* **Material provided**

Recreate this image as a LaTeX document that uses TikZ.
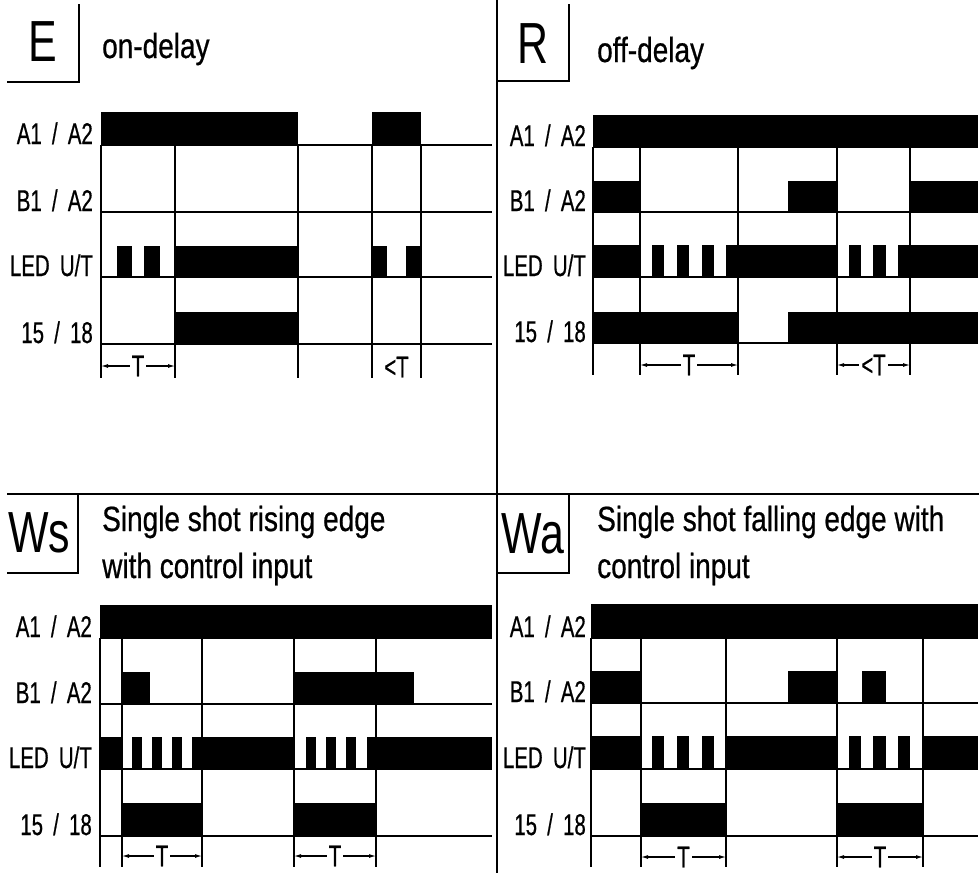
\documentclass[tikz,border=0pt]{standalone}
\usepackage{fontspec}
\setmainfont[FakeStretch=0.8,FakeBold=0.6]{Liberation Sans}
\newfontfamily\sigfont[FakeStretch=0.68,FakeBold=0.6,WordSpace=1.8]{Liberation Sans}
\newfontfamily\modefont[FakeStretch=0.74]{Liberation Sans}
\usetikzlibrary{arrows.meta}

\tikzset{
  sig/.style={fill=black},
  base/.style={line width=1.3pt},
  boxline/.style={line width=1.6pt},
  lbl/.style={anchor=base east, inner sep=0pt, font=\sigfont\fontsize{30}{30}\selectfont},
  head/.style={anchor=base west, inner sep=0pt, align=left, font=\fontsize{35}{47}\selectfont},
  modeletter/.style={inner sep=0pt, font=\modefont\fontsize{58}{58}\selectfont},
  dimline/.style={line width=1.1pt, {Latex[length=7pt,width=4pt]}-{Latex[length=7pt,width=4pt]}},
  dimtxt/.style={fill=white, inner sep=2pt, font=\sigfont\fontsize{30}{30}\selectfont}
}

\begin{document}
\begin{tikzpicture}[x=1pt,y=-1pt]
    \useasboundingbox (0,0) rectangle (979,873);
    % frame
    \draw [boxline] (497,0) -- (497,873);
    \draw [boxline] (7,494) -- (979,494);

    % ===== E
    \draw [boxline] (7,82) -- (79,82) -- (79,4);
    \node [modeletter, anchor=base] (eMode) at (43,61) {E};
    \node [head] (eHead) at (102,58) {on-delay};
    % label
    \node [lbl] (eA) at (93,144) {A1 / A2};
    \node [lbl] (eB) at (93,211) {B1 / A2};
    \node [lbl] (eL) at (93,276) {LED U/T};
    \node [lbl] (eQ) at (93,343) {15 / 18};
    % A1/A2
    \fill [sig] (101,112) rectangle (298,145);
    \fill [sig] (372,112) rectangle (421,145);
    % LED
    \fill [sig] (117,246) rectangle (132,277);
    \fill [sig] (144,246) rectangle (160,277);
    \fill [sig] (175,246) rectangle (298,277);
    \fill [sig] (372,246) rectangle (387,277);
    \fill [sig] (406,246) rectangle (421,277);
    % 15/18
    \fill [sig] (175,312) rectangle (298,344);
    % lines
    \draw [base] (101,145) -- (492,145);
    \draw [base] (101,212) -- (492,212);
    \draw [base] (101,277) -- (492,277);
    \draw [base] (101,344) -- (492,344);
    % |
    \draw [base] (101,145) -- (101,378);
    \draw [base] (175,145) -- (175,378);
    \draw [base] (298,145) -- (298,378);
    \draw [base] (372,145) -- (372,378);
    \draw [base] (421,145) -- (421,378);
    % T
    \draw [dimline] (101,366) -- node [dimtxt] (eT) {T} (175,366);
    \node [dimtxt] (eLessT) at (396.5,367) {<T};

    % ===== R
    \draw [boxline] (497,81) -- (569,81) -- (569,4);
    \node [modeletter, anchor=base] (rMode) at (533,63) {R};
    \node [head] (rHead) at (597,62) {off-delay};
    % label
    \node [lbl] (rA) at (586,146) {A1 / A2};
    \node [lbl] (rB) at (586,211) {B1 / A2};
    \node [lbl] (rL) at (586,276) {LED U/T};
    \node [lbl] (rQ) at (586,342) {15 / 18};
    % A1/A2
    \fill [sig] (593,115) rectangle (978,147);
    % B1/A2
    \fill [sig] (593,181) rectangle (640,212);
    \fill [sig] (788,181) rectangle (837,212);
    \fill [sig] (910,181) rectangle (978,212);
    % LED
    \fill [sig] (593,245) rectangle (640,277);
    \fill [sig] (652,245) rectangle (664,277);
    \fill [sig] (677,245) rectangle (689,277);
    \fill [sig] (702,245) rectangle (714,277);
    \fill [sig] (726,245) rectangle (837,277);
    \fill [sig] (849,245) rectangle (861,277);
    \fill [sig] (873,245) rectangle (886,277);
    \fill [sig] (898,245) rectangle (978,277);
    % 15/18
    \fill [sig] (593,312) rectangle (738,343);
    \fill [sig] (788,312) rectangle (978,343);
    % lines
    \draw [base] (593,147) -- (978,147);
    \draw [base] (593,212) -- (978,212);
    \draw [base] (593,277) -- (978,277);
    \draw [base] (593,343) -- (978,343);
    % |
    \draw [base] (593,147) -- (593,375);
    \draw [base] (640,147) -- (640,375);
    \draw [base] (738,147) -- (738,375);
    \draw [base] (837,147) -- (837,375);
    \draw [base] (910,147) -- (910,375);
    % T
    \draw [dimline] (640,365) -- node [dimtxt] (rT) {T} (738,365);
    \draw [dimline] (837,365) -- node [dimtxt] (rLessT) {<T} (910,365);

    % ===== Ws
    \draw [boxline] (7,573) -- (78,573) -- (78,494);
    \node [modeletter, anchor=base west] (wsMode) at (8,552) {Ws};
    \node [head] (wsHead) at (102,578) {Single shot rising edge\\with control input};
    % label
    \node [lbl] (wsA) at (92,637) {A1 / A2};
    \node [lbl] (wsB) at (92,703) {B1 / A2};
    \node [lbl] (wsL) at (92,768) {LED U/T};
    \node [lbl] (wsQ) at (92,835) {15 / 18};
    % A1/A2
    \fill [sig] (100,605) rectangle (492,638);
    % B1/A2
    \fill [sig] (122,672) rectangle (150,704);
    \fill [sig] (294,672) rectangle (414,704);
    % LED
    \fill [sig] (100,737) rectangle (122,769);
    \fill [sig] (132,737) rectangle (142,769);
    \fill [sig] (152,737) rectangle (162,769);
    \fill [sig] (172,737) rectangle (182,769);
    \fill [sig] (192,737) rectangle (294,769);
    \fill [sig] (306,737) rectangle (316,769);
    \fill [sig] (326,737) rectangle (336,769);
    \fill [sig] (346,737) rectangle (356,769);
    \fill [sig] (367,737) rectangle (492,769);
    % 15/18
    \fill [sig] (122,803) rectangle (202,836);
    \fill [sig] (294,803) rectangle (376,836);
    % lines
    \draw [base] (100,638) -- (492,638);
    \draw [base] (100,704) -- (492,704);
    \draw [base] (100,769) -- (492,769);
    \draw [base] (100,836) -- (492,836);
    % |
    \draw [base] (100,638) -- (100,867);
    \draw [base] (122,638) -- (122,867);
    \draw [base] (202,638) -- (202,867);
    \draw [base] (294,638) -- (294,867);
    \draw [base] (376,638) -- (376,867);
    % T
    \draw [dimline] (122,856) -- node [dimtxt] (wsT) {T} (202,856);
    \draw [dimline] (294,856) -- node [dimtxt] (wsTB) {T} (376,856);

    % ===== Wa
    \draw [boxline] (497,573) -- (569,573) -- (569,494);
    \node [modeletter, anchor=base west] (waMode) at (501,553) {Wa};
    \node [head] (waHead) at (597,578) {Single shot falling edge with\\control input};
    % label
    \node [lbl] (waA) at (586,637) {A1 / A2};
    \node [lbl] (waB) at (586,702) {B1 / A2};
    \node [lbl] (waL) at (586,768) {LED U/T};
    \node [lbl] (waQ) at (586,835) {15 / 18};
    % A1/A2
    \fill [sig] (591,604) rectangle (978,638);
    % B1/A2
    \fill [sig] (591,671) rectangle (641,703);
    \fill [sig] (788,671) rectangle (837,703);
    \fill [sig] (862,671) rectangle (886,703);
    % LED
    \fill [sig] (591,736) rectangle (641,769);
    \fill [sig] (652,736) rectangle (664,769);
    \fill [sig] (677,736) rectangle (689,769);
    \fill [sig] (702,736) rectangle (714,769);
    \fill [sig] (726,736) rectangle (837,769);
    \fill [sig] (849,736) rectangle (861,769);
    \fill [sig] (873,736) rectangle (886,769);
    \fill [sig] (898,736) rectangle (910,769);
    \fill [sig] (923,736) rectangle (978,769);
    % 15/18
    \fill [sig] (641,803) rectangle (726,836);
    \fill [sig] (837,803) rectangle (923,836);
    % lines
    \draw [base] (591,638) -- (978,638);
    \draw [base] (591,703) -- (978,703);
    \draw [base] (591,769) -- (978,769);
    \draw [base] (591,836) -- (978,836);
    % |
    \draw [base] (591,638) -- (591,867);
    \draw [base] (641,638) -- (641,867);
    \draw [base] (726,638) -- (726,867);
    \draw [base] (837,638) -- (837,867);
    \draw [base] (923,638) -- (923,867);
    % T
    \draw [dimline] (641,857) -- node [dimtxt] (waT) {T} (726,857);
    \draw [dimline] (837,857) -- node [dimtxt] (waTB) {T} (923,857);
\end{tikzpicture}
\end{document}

* **Goal**
Your task is to restate word for word the lines from the top of the data to the line containing "(7,494) -- (979,494);", both ends included, with every picture left out.

* **Task result**
Recreate this image as a LaTeX document that uses TikZ.
\documentclass[tikz,border=0pt]{standalone}
\usepackage{fontspec}
\setmainfont[FakeStretch=0.8,FakeBold=0.6]{Liberation Sans}
\newfontfamily\sigfont[FakeStretch=0.68,FakeBold=0.6,WordSpace=1.8]{Liberation Sans}
\newfontfamily\modefont[FakeStretch=0.74]{Liberation Sans}
\usetikzlibrary{arrows.meta}

\tikzset{
  sig/.style={fill=black},
  base/.style={line width=1.3pt},
  boxline/.style={line width=1.6pt},
  lbl/.style={anchor=base east, inner sep=0pt, font=\sigfont\fontsize{30}{30}\selectfont},
  head/.style={anchor=base west, inner sep=0pt, align=left, font=\fontsize{35}{47}\selectfont},
  modeletter/.style={inner sep=0pt, font=\modefont\fontsize{58}{58}\selectfont},
  dimline/.style={line width=1.1pt, {Latex[length=7pt,width=4pt]}-{Latex[length=7pt,width=4pt]}},
  dimtxt/.style={fill=white, inner sep=2pt, font=\sigfont\fontsize{30}{30}\selectfont}
}

\begin{document}
\begin{tikzpicture}[x=1pt,y=-1pt]
    \useasboundingbox (0,0) rectangle (979,873);
    % frame
    \draw [boxline] (497,0) -- (497,873);
    \draw [boxline] (7,494) -- (979,494);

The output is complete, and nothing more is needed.